Umumnya penelitian sudi kelayakan meliputi aspek
pasar dan pemasaran, aspek teknis dan produksi, aspek keuangan, aspek
manajemen, aspek hukum dan aspek ekonomi serta sosial (Husnan dan
Suwarsono, 2000). Penelitian terhadap keadaan dan prospek suatu industri
dilakukan atas kriteria-kriteria tertentu. Kriteria tersebut meliputi
aspek pasar dan pemasaran, aspek teknis dan teknologis, aspek manajemen
operasional, aspek yuridis dan aspek ekonomi- finansial (Sutojo, 2000).
1. Aspek Pasar dan Pemasaran
Analisis
aspek pasar dan pemasaran terhadap suatu usulan proyek ditujukan untuk
mendapatkan gambaran mengenai besar pasar potensial yang tersedia untuk
masa yang akan datang. Selain itu analisis pasar mencakup juga gambaran
mengenai strategi pemasaran yang digunakan untuk mencapai pangsa pasar
yang telah ditetapkan (Husnan dan Suwarsono, 2000). Untuk dapat
memenangkan pasar dibutuhkan perencanaan strategis yang berorientasi
pasar dan mengembangkan strategi pemasaran yang tepat (Kotler, 2002).

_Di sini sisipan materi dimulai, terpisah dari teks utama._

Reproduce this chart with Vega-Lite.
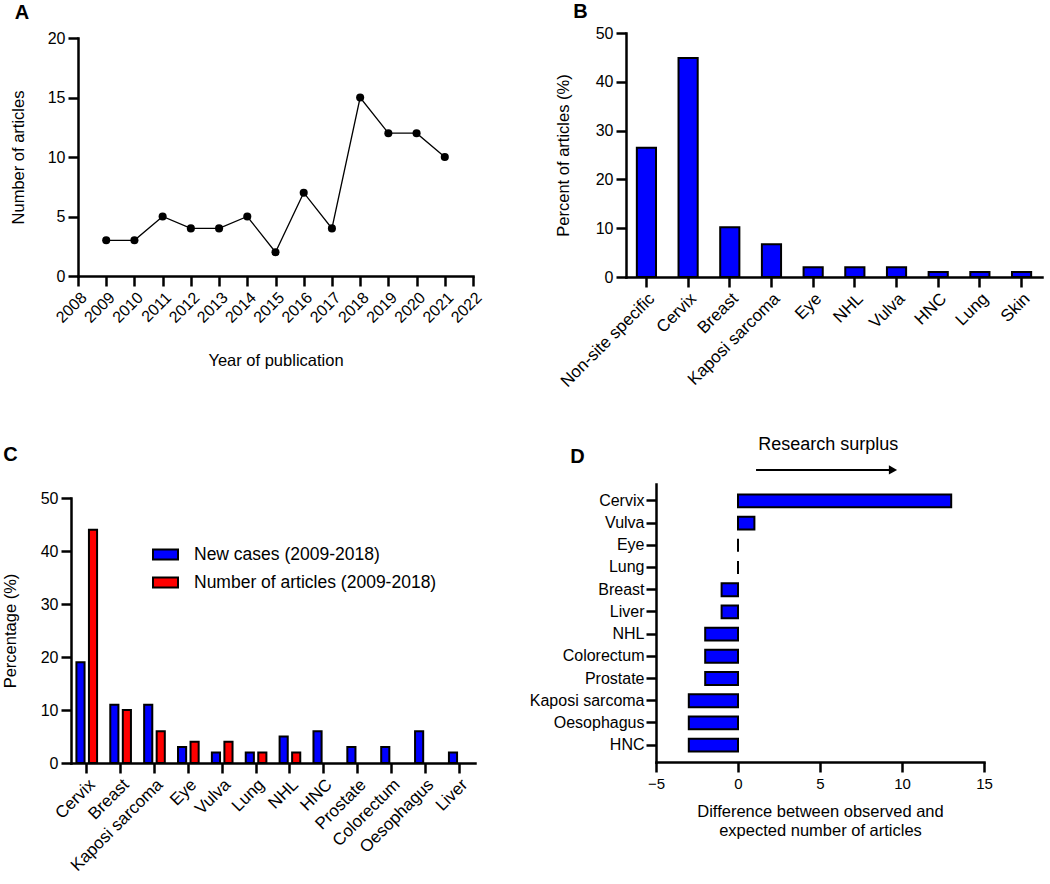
{
  "$schema": "https://vega.github.io/schema/vega-lite/v6.json",
  "description": "Four panels: articles per year, articles by cancer site, new cases vs articles, and observed minus expected articles",
  "padding": {"left": 2, "top": 2, "right": 5, "bottom": 5},
  "config": {
    "font": "Liberation Sans",
    "view": {"stroke": null},
    "axis": {
      "domainColor": "black", "domainWidth": 2.5, "domainCap": "square",
      "tickColor": "black", "tickWidth": 2.5, "tickSize": 10,
      "labelColor": "black", "labelFontSize": 16, "labelPadding": 3,
      "titleColor": "black", "titleFontSize": 16.5, "titleFontWeight": "normal",
      "grid": false
    },
    "title": {"fontSize": 20, "fontWeight": "bold", "anchor": "start", "frame": "bounds", "color": "black"}
  },
  "resolve": {"scale": {"color": "independent"}, "legend": {"color": "independent"}},
  "spacing": 45,
  "vconcat": [
    {
      "spacing": 70,
      "hconcat": [
        {
          "width": 402,
          "height": 243,
          "data": {
            "values": [
              {"year": 2009, "articles": 3},
              {"year": 2010, "articles": 3},
              {"year": 2011, "articles": 5},
              {"year": 2012, "articles": 4},
              {"year": 2013, "articles": 4},
              {"year": 2014, "articles": 5},
              {"year": 2015, "articles": 2},
              {"year": 2016, "articles": 7},
              {"year": 2017, "articles": 4},
              {"year": 2018, "articles": 15},
              {"year": 2019, "articles": 12},
              {"year": 2020, "articles": 12},
              {"year": 2021, "articles": 10}
            ]
          },
          "encoding": {
            "x": {
              "field": "year", "type": "quantitative",
              "scale": {"domain": [2008, 2022], "nice": false, "zero": false, "range": [7, 402]},
              "axis": {
                "values": [2008, 2009, 2010, 2011, 2012, 2013, 2014, 2015, 2016, 2017, 2018, 2019, 2020, 2021, 2022],
                "format": "d", "labelAngle": -45, "labelFlush": false, "labelOverlap": false,
                "title": "Year of publication", "titlePadding": 27
              }
            },
            "y": {
              "field": "articles", "type": "quantitative",
              "scale": {"domain": [0, 20], "nice": false, "range": [243, 5]},
              "axis": {"values": [0, 5, 10, 15, 20], "title": "Number of articles", "titlePadding": 21, "offset": -7}
            }
          },
          "layer": [
            {"mark": {"type": "line", "color": "black", "strokeWidth": 1.3}},
            {"mark": {"type": "circle", "color": "black", "opacity": 1, "size": 65}},
            {
              "data": {"values": [{"letter": "A", "year": 2008, "articles": 20}]},
              "mark": {"type": "text", "fontSize": 20, "fontWeight": "bold", "color": "black", "dx": -56, "dy": -25, "align": "center", "baseline": "middle"},
              "encoding": {"text": {"field": "letter"}}
            }
          ]
        },
        {
          "title": {"text": "B", "dx": 18, "offset": 3},
          "width": 416,
          "height": 244,
          "data": {
            "values": [
              {"site": "Non-site specific", "percent": 26.5},
              {"site": "Cervix", "percent": 44.9},
              {"site": "Breast", "percent": 10.2},
              {"site": "Kaposi sarcoma", "percent": 6.7},
              {"site": "Eye", "percent": 2.0},
              {"site": "NHL", "percent": 2.0},
              {"site": "Vulva", "percent": 2.0},
              {"site": "HNC", "percent": 1.0},
              {"site": "Lung", "percent": 1.0},
              {"site": "Skin", "percent": 1.0}
            ]
          },
          "mark": {"type": "bar", "fill": "#0000ff", "stroke": "black", "strokeWidth": 2},
          "encoding": {
            "x": {
              "field": "site", "type": "nominal", "sort": null,
              "scale": {"paddingInner": 0.54, "paddingOuter": 0.26},
              "axis": {"labelAngle": -45, "labelFontSize": 17, "title": null}
            },
            "y": {
              "field": "percent", "type": "quantitative",
              "scale": {"domain": [0, 50], "nice": false},
              "axis": {"values": [0, 10, 20, 30, 40, 50], "title": "Percent of articles (%)", "titlePadding": 24}
            }
          }
        }
      ]
    },
    {
      "spacing": 54,
      "resolve": {"scale": {"color": "independent"}, "legend": {"color": "independent"}},
      "hconcat": [
        {
          "title": {"text": "C", "dx": 1, "offset": 19},
          "width": 404,
          "height": 279,
          "data": {
            "values": [
              {"site": "Cervix", "series": "New cases (2009-2018)", "pct": 19},
              {"site": "Cervix", "series": "Number of articles (2009-2018)", "pct": 44},
              {"site": "Breast", "series": "New cases (2009-2018)", "pct": 11},
              {"site": "Breast", "series": "Number of articles (2009-2018)", "pct": 10},
              {"site": "Kaposi sarcoma", "series": "New cases (2009-2018)", "pct": 11},
              {"site": "Kaposi sarcoma", "series": "Number of articles (2009-2018)", "pct": 6},
              {"site": "Eye", "series": "New cases (2009-2018)", "pct": 3},
              {"site": "Eye", "series": "Number of articles (2009-2018)", "pct": 4},
              {"site": "Vulva", "series": "New cases (2009-2018)", "pct": 2},
              {"site": "Vulva", "series": "Number of articles (2009-2018)", "pct": 4},
              {"site": "Lung", "series": "New cases (2009-2018)", "pct": 2},
              {"site": "Lung", "series": "Number of articles (2009-2018)", "pct": 2},
              {"site": "NHL", "series": "New cases (2009-2018)", "pct": 5},
              {"site": "NHL", "series": "Number of articles (2009-2018)", "pct": 2},
              {"site": "HNC", "series": "New cases (2009-2018)", "pct": 6},
              {"site": "Prostate", "series": "New cases (2009-2018)", "pct": 3},
              {"site": "Colorectum", "series": "New cases (2009-2018)", "pct": 3},
              {"site": "Oesophagus", "series": "New cases (2009-2018)", "pct": 6},
              {"site": "Liver", "series": "New cases (2009-2018)", "pct": 2}
            ]
          },
          "mark": {"type": "bar", "stroke": "black", "strokeWidth": 2},
          "encoding": {
            "x": {
              "field": "site", "type": "nominal",
              "scale": {
                "domain": ["Cervix", "Breast", "Kaposi sarcoma", "Eye", "Vulva", "Lung", "NHL", "HNC", "Prostate", "Colorectum", "Oesophagus", "Liver"],
                "paddingInner": 0.39, "paddingOuter": 0.16
              },
              "axis": {"labelAngle": -45, "labelFontSize": 17, "title": null}
            },
            "xOffset": {
              "field": "series", "type": "nominal",
              "scale": {"domain": ["New cases (2009-2018)", "Number of articles (2009-2018)"], "paddingInner": 0.35, "paddingOuter": 0}
            },
            "y": {
              "field": "pct", "type": "quantitative",
              "scale": {"domain": [0, 50], "nice": false, "range": [279, 14]},
              "axis": {"values": [0, 10, 20, 30, 40, 50], "title": "Percentage (%)", "titlePadding": 22}
            },
            "color": {
              "field": "series", "type": "nominal",
              "scale": {"domain": ["New cases (2009-2018)", "Number of articles (2009-2018)"], "range": ["#0000ff", "#ff0000"]},
              "legend": {
                "title": null, "orient": "none", "legendX": 81, "legendY": 57,
                "symbolType": "M-1,-0.4L1,-0.4L1,0.4L-1,0.4Z", "symbolSize": 625,
                "symbolStrokeColor": "black", "symbolStrokeWidth": 2, "symbolOpacity": 1,
                "labelFontSize": 17.5, "labelColor": "black", "labelOffset": 15, "labelLimit": 0, "rowPadding": 5
              }
            }
          }
        },
        {
          "title": {"text": "D", "dx": 41, "offset": 0, "dy": 31},
          "width": 328,
          "height": 278,
          "data": {
            "values": [
              {"site": "Cervix", "diff": 13},
              {"site": "Vulva", "diff": 1},
              {"site": "Eye", "diff": 0},
              {"site": "Lung", "diff": 0},
              {"site": "Breast", "diff": -1},
              {"site": "Liver", "diff": -1},
              {"site": "NHL", "diff": -2},
              {"site": "Colorectum", "diff": -2},
              {"site": "Prostate", "diff": -2},
              {"site": "Kaposi sarcoma", "diff": -3},
              {"site": "Oesophagus", "diff": -3},
              {"site": "HNC", "diff": -3}
            ]
          },
          "encoding": {
            "y": {
              "field": "site", "type": "nominal",
              "scale": {
                "domain": ["Cervix", "Vulva", "Eye", "Lung", "Breast", "Liver", "NHL", "Colorectum", "Prostate", "Kaposi sarcoma", "Oesophagus", "HNC"],
                "paddingInner": 0.42, "paddingOuter": 0.47
              },
              "axis": {
                "title": null, "labelFontSize": 16, "labelPadding": 2,
                "labelExpr": "indexof(['Vulva', 'Eye', 'Breast'], datum.value) >= 0 ? datum.value + '\u00a0' : datum.value"
              }
            }
          },
          "layer": [
            {
              "mark": {"type": "bar", "fill": "#0000ff", "stroke": "black", "strokeWidth": 2},
              "encoding": {
                "x": {
                  "field": "diff", "type": "quantitative",
                  "scale": {"domain": [-5, 15], "nice": false},
                  "axis": {
                    "values": [-5, 0, 5, 10, 15], "labelFontSize": 15, "labelFlush": false, "labelPadding": 4,
                    "title": ["Difference between observed and", "expected number of articles"],
                    "titlePadding": 12, "titleLineHeight": 19
                  }
                }
              }
            },
            {
              "data": {"values": [{"zero": 0}]},
              "mark": {"type": "rule", "color": "black", "strokeWidth": 2.5},
              "encoding": {"x": {"field": "zero", "type": "quantitative"}}
            },
            {
              "data": {"values": [{"label": "Research surplus", "xpos": 5.5, "site": "Cervix"}]},
              "mark": {"type": "text", "fontSize": 18, "color": "black", "dy": -56, "align": "center", "baseline": "middle"},
              "encoding": {
                "x": {"field": "xpos", "type": "quantitative"},
                "y": {"field": "site", "type": "nominal"},
                "text": {"field": "label"}
              }
            },
            {
              "data": {"values": [{"start": 1.1, "end": 9.4, "site": "Cervix"}]},
              "mark": {"type": "rule", "color": "black", "strokeWidth": 2, "yOffset": -31},
              "encoding": {
                "x": {"field": "start", "type": "quantitative"},
                "x2": {"field": "end"},
                "y": {"field": "site", "type": "nominal"}
              }
            },
            {
              "data": {"values": [{"tip": 9.45, "site": "Cervix"}]},
              "mark": {"type": "point", "shape": "triangle-right", "filled": true, "color": "black", "opacity": 1, "size": 90, "yOffset": -31},
              "encoding": {
                "x": {"field": "tip", "type": "quantitative"},
                "y": {"field": "site", "type": "nominal"}
              }
            }
          ]
        }
      ]
    }
  ]
}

2. Aspek Teknis dan Teknologis
Beberapa
hal yang perlu dijelaskan dalam aspek teknis dan teknologis adalah
lokasi proyek, skala produksi, kriteria pemilihan mesin dan perlengkapan
utama dan pembantu, proses produksi dan desain pabrik dan jenis
teknologi yang dipilih (Husnan dan Suwarsono, 2000). Desain pabrik
meliputi seluruh aspek teknik termasuk pengembangan pabrik baru,
modifikasi atau perluasan pabrik industri. Setelah tahap proses desain
akhir selesai baru memungkinkan untuk membuat estimasi biaya yang akurat
karena detail spesifikasi peralatan dan mesin dan fasilitas pabrik
telah tersedia (Max dan Timmerhaus, 1991).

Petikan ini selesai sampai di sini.